When I was younger, the great moral panic was video games. Before that it was television, then Dungeons and Dragons, then novels. Every generation has its fears about the next. In 1864, one writer warned that novel readers would have their health “shattered and their prospects of usefulness blighted.” It sounds familiar, does it not? There is always something new to blame.

Fear of the Next Generation

What troubles me most is the assumption that young people today are somehow uniquely broken, that this generation is worse and needs to be corrected to resemble the last. One speaker said that “cyberbullying did not happen in our day,” and of course that is true. But I wonder if the 1980s and 1990s did not have their own patterns of harm. Maybe the problem is not that the young are failing to live up to our standards, but that we have not always been honest about our own histories.

The real challenge is that digital technology gives people the power to question, to explore, and to speak. For those of us used to being heard without challenge, that can feel unsettling. Yet perhaps that is not a threat to faith, but an invitation to humility.

Amos and the Call for Justice

This Sunday I will be preaching on Amos 5, where the prophet calls for justice to roll down like a river and righteousness like a never-failing stream. It is a reminder that God’s vision is not about control or fear, but about compassion and integrity.

We do not need another policy about managing access to technology. We need a theology of justice that asks what is really happening in the lives of our young people and how we might stand alongside them as they seek truth. They may have more to teach us than we realise, if only we will listen.

If my phone ever stops me from loving God or loving my neighbour, I should set it aside. But if fear or cynicism stops me listening to the next generation, perhaps that is what needs putting down instead.

A Redeemed Imagination

What we need most is not less imagination but a redeemed imagination, what theologian Willie James Jennings calls a Christian imagination. Jennings suggests that when the Church loses imagination, it replaces communion with control and freedom with fear.

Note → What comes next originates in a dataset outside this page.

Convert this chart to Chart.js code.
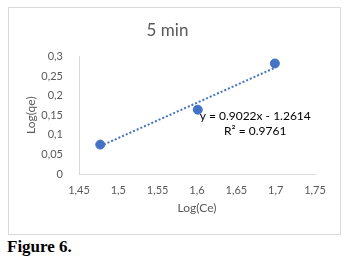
<!DOCTYPE html>
<html>
<head>
<meta charset="utf-8">
<script src="https://cdn.jsdelivr.net/npm/chart.js@4/dist/chart.umd.min.js"></script>
<style>
    html, body { margin: 0; padding: 0; background: #fff; }
    #box {
        position: absolute; left: 8px; top: 7px;
        width: 331px; height: 226px;
        border: 1px solid #d9d9d9;
    }
    #caption {
        position: absolute; left: 7px; top: 237px;
        font-family: "Liberation Serif", "DejaVu Serif", serif;
        font-weight: bold; font-size: 17px; color: #000;
    }
</style>
</head>
<body>
<div id="box"><canvas id="chart" width="331" height="226"></canvas></div>
<div id="caption">Figure 6.</div>
<script>
// values
const logCe = [1.477, 1.601, 1.699];
const logQe = [0.075, 0.164, 0.282];
// trendline end points (y = 0.9022x - 1.2614)
const trendX = [1.477, 1.699];
const trendY = [0.071, 0.271];
const equationLines = ['y = 0.9022x - 1.2614', 'R² = 0.9761'];

const blue = '#4472c4';
const grey = '#595959';
const font = 'Lato, "Liberation Sans", sans-serif';

const comma = v => String(Math.round(v * 100) / 100).replace('.', ',');

const equationLabel = {
    id: 'equationLabel',
    afterDatasetsDraw(chart) {
        const ctx = chart.ctx;
        const x = chart.scales.x.getPixelForValue(1.674);
        const y = chart.scales.y.getPixelForValue(0.148);
        ctx.save();
        ctx.font = '12px ' + font;
        ctx.fillStyle = '#000';
        ctx.textAlign = 'center';
        ctx.textBaseline = 'middle';
        equationLines.forEach((t, i) => ctx.fillText(t, x, y + i * 15));
        ctx.restore();
    }
};

new Chart(document.getElementById('chart'), {
    type: 'scatter',
    data: {
        datasets: [{
            label: 'trend',
            data: trendX.map((x, i) => ({x: x, y: trendY[i]})),
            showLine: true,
            borderColor: blue,
            borderWidth: 2,
            borderDash: [2, 2],
            pointRadius: 0,
            fill: false,
        }, {
            label: 'data',
            data: logCe.map((x, i) => ({x: x, y: logQe[i]})),
            backgroundColor: blue,
            borderColor: blue,
            pointRadius: 4.5,
        }],
    },
    options: {
        responsive: false,
        animation: false,
        layout: { padding: { left: 11, right: 25, top: 0, bottom: 19 } },
        plugins: {
            legend: { display: false },
            tooltip: { enabled: false },
            title: {
                display: true,
                text: '5 min',
                color: grey,
                font: { family: font, size: 17, weight: 'normal' },
                padding: { top: 12, bottom: 16 },
            },
        },
        scales: {
            x: {
                type: 'linear',
                min: 1.45, max: 1.75,
                grid: { display: false },
                border: { display: true, color: '#d9d9d9', width: 1 },
                ticks: { stepSize: 0.05, color: grey, font: { family: font, size: 11 }, callback: comma, padding: 2, maxRotation: 0 },
                title: { display: true, text: 'Log(Ce)', color: grey, font: { family: font, size: 12 }, padding: { top: 4, bottom: 0 } },
                afterFit: s => { s.height = 41; },
            },
            y: {
                min: 0, max: 0.3,
                grid: { display: false },
                border: { display: true, color: '#d9d9d9', width: 1 },
                ticks: { stepSize: 0.05, color: grey, font: { family: font, size: 11 }, callback: comma, padding: 8 },
                title: { display: true, text: 'Log(qe)', color: grey, font: { family: font, size: 12 }, padding: { top: 4, bottom: 4 } },
                afterFit: s => { s.width = 59; },
            },
        },
    },
    plugins: [equationLabel],
});
</script>
</body>
</html>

I recognise that fear in myself sometimes, in how I talk about young people and the culture they inhabit. It is easy to retreat into what we know. But Christian imagination invites us to look again and ask, where might God already be at work here?

True Christian imagination is not about withdrawing or protecting, but about reconnecting. Perhaps our challenge is not to police smartphones, but to nurture the imagination to see God’s grace even in digital places. If our institutions and meetings leave no space for the voices of young people or for those on the margins, then perhaps it is those systems that need to be rethought. But if technology can help us build connection, empathy, and creativity, maybe it can become a means of grace rather than a source of fear.

Learning to Belong

Jennings also writes about belonging to God and to one another. We do not need to be afraid of change. We can listen. We can stay curious. We do not have to cling to a world that never was when God is calling us into a Kingdom that is coming.

In his book After Whiteness, Jennings says that the central work of theological education is to cultivate belonging, to learn how to love God, our neighbour, and ourselves. What a vision that is, not for control but for connection. Perhaps instead of asking how do we get them off their phones, we could ask what can they teach us about the world we share.

Maybe the better question is not how do we stop distraction, but how can we learn together to build lives where love, justice, and belonging shape the way we live.

I wonder what our schools, our churches, and our communities might look like if that were our goal. And if that were the world reflected in our screens, perhaps we would all feel a little less anxious.